Exercise prompt:
Leave out the pictures, then output the lines of the records below from the first through the one containing "plt.rcParams['font.family'] = ['Liberation".

========

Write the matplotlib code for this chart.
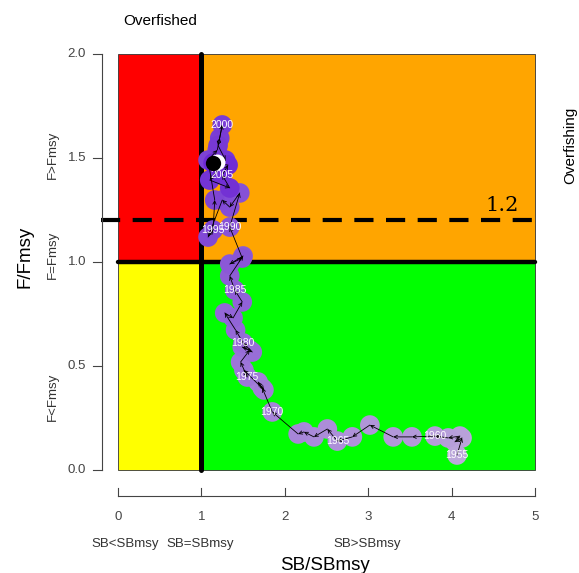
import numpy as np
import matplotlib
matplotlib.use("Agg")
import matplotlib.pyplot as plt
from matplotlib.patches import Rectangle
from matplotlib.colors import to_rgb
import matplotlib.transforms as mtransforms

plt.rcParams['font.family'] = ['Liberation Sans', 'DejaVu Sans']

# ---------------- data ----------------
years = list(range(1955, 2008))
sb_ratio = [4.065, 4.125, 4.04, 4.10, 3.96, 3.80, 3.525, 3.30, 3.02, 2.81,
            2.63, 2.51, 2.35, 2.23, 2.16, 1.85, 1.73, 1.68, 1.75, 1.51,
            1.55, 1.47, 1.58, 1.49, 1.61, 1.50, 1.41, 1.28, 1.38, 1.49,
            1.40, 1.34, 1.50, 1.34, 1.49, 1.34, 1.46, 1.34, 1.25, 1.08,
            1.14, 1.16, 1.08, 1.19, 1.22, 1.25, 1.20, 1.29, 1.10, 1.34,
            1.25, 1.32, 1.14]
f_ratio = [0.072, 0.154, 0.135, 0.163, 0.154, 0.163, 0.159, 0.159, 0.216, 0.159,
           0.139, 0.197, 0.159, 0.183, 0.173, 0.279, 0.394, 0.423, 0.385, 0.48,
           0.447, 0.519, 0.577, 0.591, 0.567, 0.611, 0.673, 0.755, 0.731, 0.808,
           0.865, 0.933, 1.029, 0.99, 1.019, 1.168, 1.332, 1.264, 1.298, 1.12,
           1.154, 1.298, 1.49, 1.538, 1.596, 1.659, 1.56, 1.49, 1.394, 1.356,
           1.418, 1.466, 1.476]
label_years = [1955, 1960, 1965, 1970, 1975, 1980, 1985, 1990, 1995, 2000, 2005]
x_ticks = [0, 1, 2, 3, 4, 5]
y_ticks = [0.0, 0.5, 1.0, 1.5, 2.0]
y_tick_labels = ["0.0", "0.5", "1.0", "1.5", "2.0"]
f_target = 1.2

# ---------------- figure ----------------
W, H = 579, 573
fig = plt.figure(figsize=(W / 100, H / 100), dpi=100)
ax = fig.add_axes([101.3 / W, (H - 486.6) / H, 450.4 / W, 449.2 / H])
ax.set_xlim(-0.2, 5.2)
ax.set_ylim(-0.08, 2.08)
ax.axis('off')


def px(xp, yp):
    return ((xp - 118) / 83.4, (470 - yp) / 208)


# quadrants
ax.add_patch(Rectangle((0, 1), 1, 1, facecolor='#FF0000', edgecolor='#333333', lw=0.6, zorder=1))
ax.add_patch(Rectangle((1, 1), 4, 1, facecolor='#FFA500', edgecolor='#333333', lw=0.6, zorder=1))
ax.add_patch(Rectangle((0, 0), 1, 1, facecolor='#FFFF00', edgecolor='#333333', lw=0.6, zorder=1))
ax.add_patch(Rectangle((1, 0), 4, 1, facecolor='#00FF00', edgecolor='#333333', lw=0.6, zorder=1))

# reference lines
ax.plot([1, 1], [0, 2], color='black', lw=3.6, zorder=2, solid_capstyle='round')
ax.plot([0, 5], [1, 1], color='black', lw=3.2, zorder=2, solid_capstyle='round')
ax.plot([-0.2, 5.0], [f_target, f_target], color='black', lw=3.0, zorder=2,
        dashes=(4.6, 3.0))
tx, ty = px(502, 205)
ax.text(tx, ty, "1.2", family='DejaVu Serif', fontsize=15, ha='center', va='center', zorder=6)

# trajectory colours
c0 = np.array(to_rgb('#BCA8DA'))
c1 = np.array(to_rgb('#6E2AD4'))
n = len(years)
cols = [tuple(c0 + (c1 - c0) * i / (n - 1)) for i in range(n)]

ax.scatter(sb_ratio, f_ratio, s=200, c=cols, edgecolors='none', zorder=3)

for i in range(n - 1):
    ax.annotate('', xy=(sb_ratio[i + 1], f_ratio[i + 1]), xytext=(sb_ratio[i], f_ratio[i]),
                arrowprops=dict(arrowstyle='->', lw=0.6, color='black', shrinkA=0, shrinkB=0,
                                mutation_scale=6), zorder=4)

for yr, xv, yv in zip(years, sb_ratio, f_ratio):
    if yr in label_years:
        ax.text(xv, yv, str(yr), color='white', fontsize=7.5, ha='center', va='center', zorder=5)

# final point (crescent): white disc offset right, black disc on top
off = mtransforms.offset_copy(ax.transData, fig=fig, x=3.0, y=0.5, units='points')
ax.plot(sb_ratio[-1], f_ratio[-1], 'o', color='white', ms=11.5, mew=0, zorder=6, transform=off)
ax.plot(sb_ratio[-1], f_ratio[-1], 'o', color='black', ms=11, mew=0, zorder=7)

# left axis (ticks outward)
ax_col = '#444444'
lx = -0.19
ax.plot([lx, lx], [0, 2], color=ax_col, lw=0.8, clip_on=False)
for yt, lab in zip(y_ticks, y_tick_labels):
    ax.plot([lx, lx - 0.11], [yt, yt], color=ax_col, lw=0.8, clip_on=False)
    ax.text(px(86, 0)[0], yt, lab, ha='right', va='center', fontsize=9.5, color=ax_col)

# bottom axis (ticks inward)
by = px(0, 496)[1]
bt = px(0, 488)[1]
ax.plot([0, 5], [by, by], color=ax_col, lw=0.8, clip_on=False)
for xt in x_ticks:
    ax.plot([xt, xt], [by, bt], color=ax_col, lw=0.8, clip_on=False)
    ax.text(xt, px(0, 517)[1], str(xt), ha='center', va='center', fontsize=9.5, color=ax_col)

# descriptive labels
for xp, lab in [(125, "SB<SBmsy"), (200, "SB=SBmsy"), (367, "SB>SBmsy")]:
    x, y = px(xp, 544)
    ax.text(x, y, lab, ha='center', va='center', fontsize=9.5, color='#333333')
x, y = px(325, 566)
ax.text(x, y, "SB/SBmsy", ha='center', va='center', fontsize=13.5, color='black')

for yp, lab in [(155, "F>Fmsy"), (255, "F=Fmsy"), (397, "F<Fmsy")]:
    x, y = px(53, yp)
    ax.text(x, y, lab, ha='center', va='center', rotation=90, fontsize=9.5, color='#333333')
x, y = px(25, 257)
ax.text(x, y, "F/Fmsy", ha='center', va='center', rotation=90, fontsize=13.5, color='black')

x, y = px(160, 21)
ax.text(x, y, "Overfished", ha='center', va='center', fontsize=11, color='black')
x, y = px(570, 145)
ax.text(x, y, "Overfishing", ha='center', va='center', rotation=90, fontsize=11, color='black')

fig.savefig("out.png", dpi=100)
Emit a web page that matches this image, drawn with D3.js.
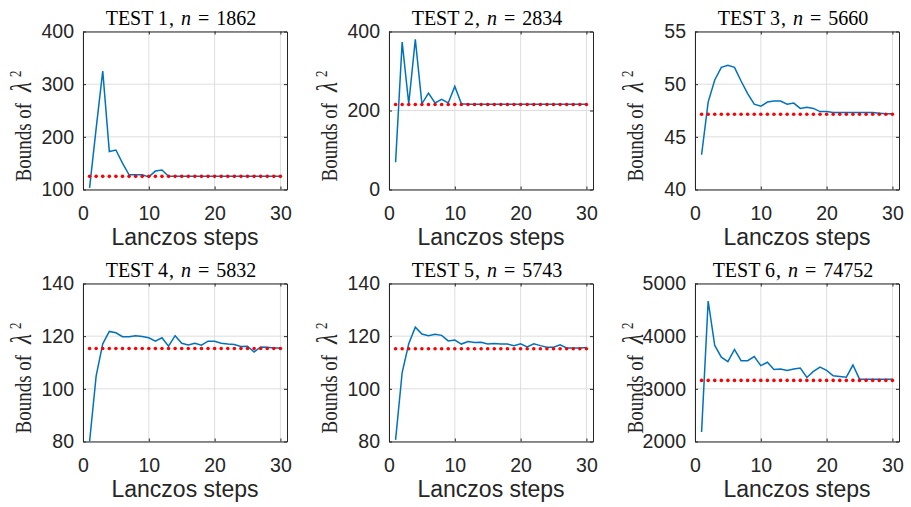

========

Solution to the exercise:
Write the matplotlib code for this chart.
import numpy as np
import matplotlib
matplotlib.use("Agg")
import matplotlib.pyplot as plt
from matplotlib.patches import Rectangle
from matplotlib.colors import to_rgb
import matplotlib.transforms as mtransforms

plt.rcParams['font.family'] = ['Liberation Sans', 'DejaVu Sans']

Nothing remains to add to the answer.